“Never let a good crisis go to waste.”
This adage, attributed to Chicago Mayor and former Obama White House Chief of Staff Rahm Emanuel, seems especially apt regarding emergency legislation enacted by California lawmakers and signed into law last weekend by Governor Jerry Brown in response to the worst drought in recorded California history. That drought has prompted enactment of water reforms that proved impossible just five years ago.
Last Thursday, the California Legislature enacted by overwhelming, bipartisan majorities two bills designed to address some of the worst manifestations of the state’s unprecedented drought–SB 103 and SB 104 Most of the media attention has focused on provisions in those bills that allocate $687 million to drought relief efforts. This includes funding to secure emergency drinking water supplies for drought-stricken communities; money to help local communities more efficiently capture and manage water; and housing and food assistance for farm workers and others whose economic livelihood has directly suffered due to the drought. (Most of this funding comes from previously approved California water bonds and proceeds from the state’s cap-and-trade auctions under AB 32, a.k.a. the Global Warming Solutions Act of 2006.)
These are important and timely government responses to California’s drought, to be sure. But I confess I am relatively more intrigued by other, less-publicized provisions of the new legislation that strengthen the state’s water rights enforcement system. Those amendments to California’s Water Code increase substantially the monetary penalties state water regulators and courts can impose in response to illegal water diversions and related offenses. (The previously set statutory fines and penalty levels were almost laughably modest.) To be sure, the enhanced sanctions only apply to conduct occurring in years when California, as in 2014, faces drought conditions. But it’s an improvement over the status quo and, hopefully, will prompt broader reforms to California’s water rights enforcement laws.
Another under-the-radar provision of the newly approved drought legislation empowers state regulators to adopt emergency regulations setting “requirements for groundwater replenishment using recycled water.” That’s noteworthy because until now, state legislators have been loathe to give California regulators explicit rulemaking authority over the state’s groundwater resources, leaving groundwater essentially unregulated at the state level. (California is the only Western state without statewide groundwater regulation.) Again, the new statutory requirement is but a modest, incremental step. But at least it’s something.
What makes the penalty and groundwater provisions in the new drought legislation especially noteworthy is that similar changes were originally proposed as part of the comprehensive California “Delta/water reform” legislation enacted in 2009. However, efforts by State Senator Fran Pavley to include in the 2009 legislative package specific provisions to strengthen California’s water rights system and to begin regulating groundwater at the state level were unsuccessful. What a difference five years–and an unprecedented drought–make.

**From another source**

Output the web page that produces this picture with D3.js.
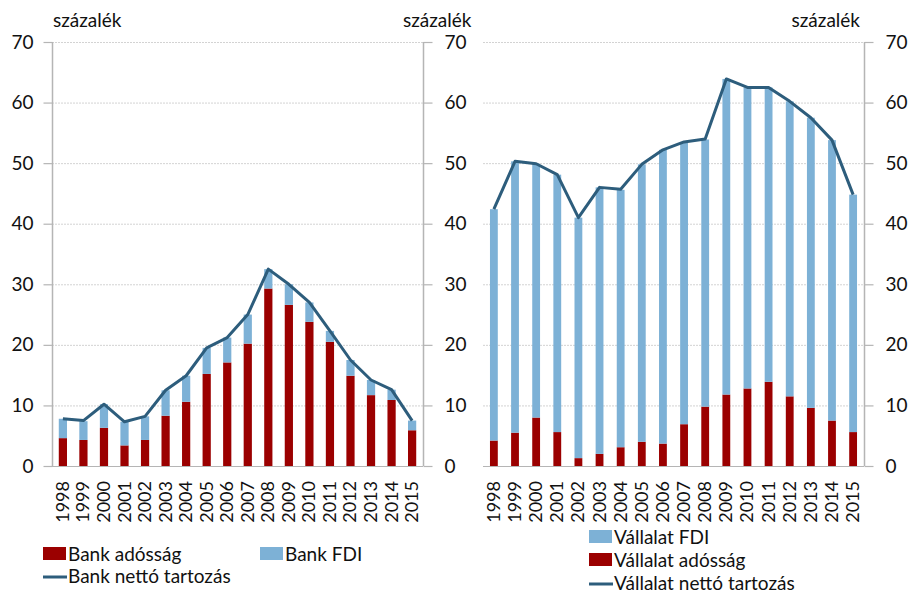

Let’s hope that these new, modest changes to California water law signal the beginning, rather than the end, of meaningful efforts to reform California’s systems of water rights enforcement and groundwater regulation. Recent political and environmental history demonstrates that it often takes a major crisis to motivate government decision-makers to enact often long-overdue reforms. For that reason, perhaps some good can come out of drought conditions that currently hang like a meteorological sword of Damocles over California’s economy and environment.